Coal Is Doomed
The grim death spiral of a once booming industry.
Imagine I hand you the keys to an Apple Store.
It’s a big one, a warehouse-like, multiacre affair running floor-to-ceiling with Apple products in tightly packed rows. And it’s yours to do with what you want.
Obviously, you’d sell everything. And within an hour, you’d be making money hand over fist. You’d have some costs—staff, bags, whatever—but nothing big. Customers would be lined up out the door. Even if I charged you a $5 fee for every device you sold, it’s a spectacular deal.
After a while, though, things start to slow down, almost imperceptibly. You’d need more staff to pull items off shelves farther back in the store or closer to the ceiling. The hectic pace of extracting the right product would invariably lead to spills and clutter. More popular items like iPhone 5s would become harder to get to than things like first-generation iPads. But these are minor distractions.

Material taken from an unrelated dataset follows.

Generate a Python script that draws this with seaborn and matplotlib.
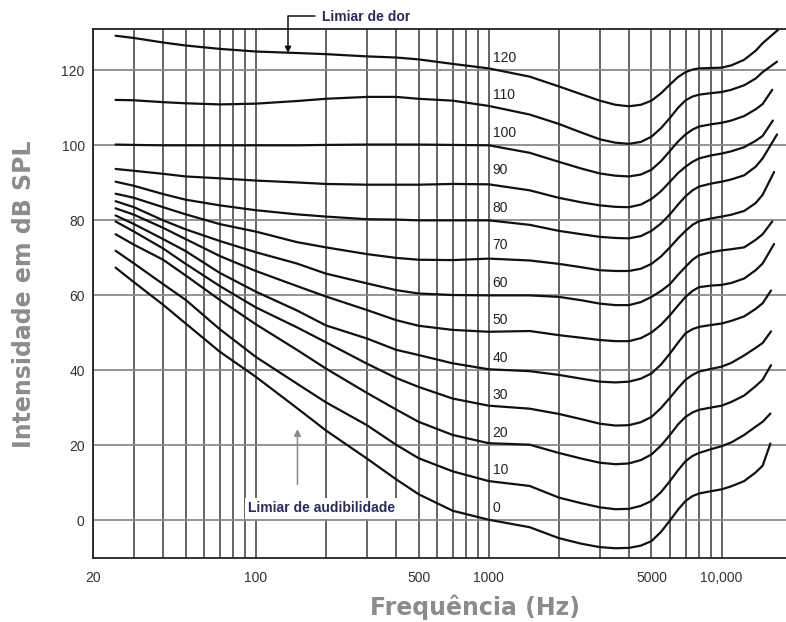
import matplotlib
matplotlib.use("Agg")
import matplotlib.pyplot as plt
import numpy as np
import pandas as pd
import seaborn as sns

# ---------------- data ----------------
FREQ_HZ = [25, 30, 40, 50, 70, 100, 150, 200, 300, 400, 500, 700, 1000, 1500, 2000,
           2500, 3000, 3500, 4000, 4500, 5000, 5500, 6000, 6500, 7000, 7500, 8000,
           9000, 10000, 11000, 12500, 14000, 15000]
PHONS = [120, 110, 100, 90, 80, 70, 60, 50, 40, 30, 20, 10, 0]
END_HZ = [18800, 17300, 16500, 16600, 17300, 16800, 16500, 16800, 16300, 16300, 16300, 16200, 16200]

phon_120 = [129.2, 128.6, 127.4, 126.6, 125.7, 125.0, 124.6, 124.3, 123.7, 123.4, 122.9, 121.7, 120.5, 118.3, 115.7,
            113.6, 111.9, 110.8, 110.4, 110.8, 111.9, 113.9, 116.2, 118.2, 119.5, 120.2, 120.5,
            120.6, 120.7, 121.3, 122.8, 125.2, 127.2, 132.5]
phon_110 = [112.1, 112.0, 111.5, 111.2, 110.9, 111.1, 111.8, 112.4, 112.9, 112.9, 112.4, 111.9, 110.5, 108.2, 105.7,
            103.4, 101.6, 100.7, 100.4, 100.9, 102.3, 104.6, 107.3, 110.0, 112.0, 113.0, 113.5,
            113.9, 114.2, 114.8, 116.0, 117.8, 119.5, 122.3]
phon_100 = [100.2, 100.1, 100.0, 100.0, 100.0, 100.0, 100.0, 100.1, 100.2, 100.2, 100.2, 100.1, 100.0, 98.0, 95.6,
            93.8, 92.5, 91.9, 91.7, 92.2, 93.5, 95.8, 98.5, 101.0, 102.9, 104.2, 105.0,
            105.6, 106.0, 106.6, 107.8, 109.6, 111.0, 114.8]
phon_90 = [93.7, 93.2, 92.4, 91.7, 91.2, 90.6, 90.1, 89.7, 89.5, 89.5, 89.5, 89.7, 89.6, 88.0, 86.0,
           84.8, 84.0, 83.6, 83.5, 84.2, 85.7, 87.8, 90.3, 92.6, 94.3, 95.6, 96.5,
           97.3, 97.8, 98.4, 99.5, 101.2, 102.5, 106.6]
phon_80 = [90.3, 89.2, 87.0, 85.5, 84.0, 82.7, 81.6, 81.0, 80.3, 80.2, 80.0, 80.0, 80.0, 78.8, 77.2,
           76.3, 75.6, 75.3, 75.2, 75.8, 77.2, 79.2, 81.6, 84.2, 86.4, 88.0, 89.0,
           89.8, 90.3, 90.9, 92.0, 94.3, 96.5, 102.9]
phon_70 = [87.1, 86.0, 83.5, 81.6, 79.0, 77.0, 74.2, 72.8, 71.0, 70.0, 69.5, 69.4, 69.8, 69.3, 68.4,
           67.5, 66.7, 66.5, 66.5, 67.1, 68.4, 70.4, 72.8, 75.2, 77.2, 78.8, 79.8,
           80.5, 81.0, 81.5, 82.5, 84.6, 86.8, 92.9]
phon_60 = [85.1, 83.5, 80.0, 77.6, 74.5, 71.5, 68.5, 65.8, 63.2, 61.4, 60.5, 60.1, 60.0, 60.0, 59.6,
           58.7, 57.8, 57.4, 57.4, 58.2, 59.6, 61.2, 63.0, 65.5, 67.6, 69.5, 70.7,
           71.5, 72.0, 72.3, 72.8, 74.8, 76.3, 79.7]
phon_50 = [83.2, 81.5, 78.0, 75.0, 70.5, 66.5, 62.5, 59.7, 56.1, 53.4, 51.9, 50.8, 50.3, 50.5, 49.4,
           48.7, 48.1, 47.8, 47.8, 48.6, 50.1, 52.2, 54.7, 57.3, 59.6, 61.2, 62.2,
           62.6, 62.8, 63.3, 64.5, 66.7, 68.5, 73.7]
phon_40 = [81.3, 79.0, 75.0, 71.8, 66.0, 61.0, 56.0, 52.0, 48.5, 45.5, 44.1, 41.9, 40.3, 39.8, 38.8,
           37.8, 37.0, 36.8, 37.0, 37.8, 39.2, 41.6, 44.5, 47.4, 49.9, 51.0, 51.6,
           52.1, 52.5, 53.2, 54.4, 56.4, 57.9, 61.3]
phon_30 = [79.7, 77.0, 72.5, 68.4, 62.5, 56.8, 51.5, 47.5, 41.8, 38.0, 35.6, 32.5, 30.6, 29.8, 28.4,
           27.0, 25.8, 25.3, 25.4, 26.2, 27.6, 30.0, 32.7, 35.3, 37.5, 38.8, 39.7,
           40.4, 41.0, 42.0, 44.0, 46.0, 47.3, 50.4]
phon_20 = [76.3, 73.5, 69.5, 65.3, 58.8, 52.3, 45.5, 40.5, 34.0, 29.6, 26.3, 22.8, 20.6, 20.2, 18.0,
           16.5, 15.4, 15.0, 15.2, 16.1, 17.6, 20.0, 22.8, 25.6, 27.6, 28.8, 29.5,
           30.1, 30.6, 31.6, 33.3, 35.8, 37.5, 41.4]
phon_10 = [71.9, 68.5, 63.0, 58.8, 51.0, 43.6, 36.5, 31.5, 25.4, 20.2, 16.6, 13.1, 10.5, 9.2, 6.1,
           4.6, 3.5, 3.0, 3.1, 3.9, 5.2, 7.6, 10.5, 13.4, 15.8, 17.2, 18.0,
           19.0, 19.8, 20.8, 22.8, 25.0, 26.3, 28.5]
phon_0 = [67.4, 63.5, 57.5, 52.5, 45.0, 38.3, 30.0, 24.0, 16.5, 11.0, 7.0, 2.6, 0.2, -1.8, -4.7,
          -6.2, -7.1, -7.4, -7.3, -6.7, -5.5, -3.0, 0.0, 2.9, 5.2, 6.5, 7.2,
          7.8, 8.3, 9.1, 10.5, 12.8, 14.6, 20.5]

CURVES = [phon_120, phon_110, phon_100, phon_90, phon_80, phon_70, phon_60,
          phon_50, phon_40, phon_30, phon_20, phon_10, phon_0]

X_TICKS = [20, 100, 500, 1000, 5000, 10000]
X_TICK_LABELS = ["20", "100", "500", "1000", "5000", "10,000"]
Y_TICKS = [0, 20, 40, 60, 80, 100, 120]

# ---------------- build table ----------------
rows = []
for phon, vals, end in zip(PHONS, CURVES, END_HZ):
    fr = FREQ_HZ + [end]
    for f, v in zip(fr, vals):
        rows.append({"freq": f, "db": v, "phon": phon})
df = pd.DataFrame(rows)

# ---------------- plot ----------------
sns.set_theme(style="white")
plt.rcParams["font.family"] = ["Liberation Sans", "DejaVu Sans"]

fig = plt.figure(figsize=(7.86, 6.22), dpi=100)
ax = fig.add_axes([93 / 786, 1 - 558 / 622, 693 / 786, (558 - 29) / 622])

ax.set_xscale("log")
ax.set_xlim(20, 18900)
ax.set_ylim(-10, 131)

# grid
minor = [m * 10 ** e for e in (1, 2, 3) for m in range(1, 10) if m * 10 ** e >= 20] + [10000]
ax.set_xticks(minor, minor=True)
ax.set_xticks(X_TICKS)
ax.set_xticklabels(X_TICK_LABELS)
ax.set_yticks(Y_TICKS)
ax.grid(True, which="both", axis="x", color="#3a3a3a", lw=1.1)
ax.grid(True, which="major", axis="y", color="#8a8a8a", lw=1.3)
ax.set_axisbelow(True)

sns.lineplot(data=df, x="freq", y="db", units="phon", estimator=None, sort=False,
             color="#111111", lw=1.6, ax=ax, legend=False)

# curve labels next to 1000 Hz line
for phon in PHONS:
    ax.text(1040, phon + 3.4, str(phon), fontsize=10, color="#222222",
            ha="left", va="center")

ax.tick_params(axis="both", which="both", length=0, labelsize=10, colors="#333333")
ax.tick_params(axis="x", pad=9)
ax.tick_params(axis="y", pad=6)
ax.xaxis.set_minor_formatter(matplotlib.ticker.NullFormatter())
for s in ("left", "bottom", "top"):
    ax.spines[s].set_color("#222222")
    ax.spines[s].set_linewidth(1.3)
ax.spines["right"].set_visible(False)
ax.set_xlabel("")
ax.set_ylabel("")

# annotations
ax.text(192, 134.2, "Limiar de dor", fontsize=10, fontweight="bold", color="#2b2b5e",
        ha="left", va="center", clip_on=False)
ax.annotate("", xy=(137.5, 124.6), xytext=(180, 134.5),
            arrowprops=dict(arrowstyle="-|>", connectionstyle="angle,angleA=0,angleB=90,rad=0",
                            color="#111111", lw=1.1, shrinkA=0, shrinkB=0, mutation_scale=9),
            annotation_clip=False)
ax.text(192, 3.2, "Limiar de audibilidade", fontsize=10, fontweight="bold", color="#2b2b5e",
        ha="center", va="center", bbox=dict(facecolor="white", edgecolor="none", pad=2.5), zorder=5)
ax.annotate("", xy=(151, 24.4), xytext=(151, 9.6),
            arrowprops=dict(arrowstyle="-|>", color="#8a8a8a", lw=1.1, shrinkA=0, shrinkB=0,
                            mutation_scale=10))

fig.text(475 / 786, 1 - 615 / 622, "Frequência (Hz)", fontsize=17, fontweight="bold",
         color="#8c8c8c", ha="center", va="baseline", family="DejaVu Sans")
fig.text(24 / 786, 1 - 294 / 622, "Intensidade em dB SPL", fontsize=17, fontweight="bold",
         color="#8c8c8c", ha="center", va="center", rotation=90, family="DejaVu Sans")

fig.savefig("out.png", dpi=100, facecolor="white")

Eventually, you start to sweat. You’ve given up your regular job to manage this massive moneymaker. It’s taking you more and more time to find the products people want. It’s not quite the cash cow it used to be. So I make a deal with you: If you find other Apple warehouses, I’ll let you run those for the same fee. You dedicate staff to seeking out new stores, and you find some. But in each, the same problem repeats itself: a burst of high profits until products are harder to find.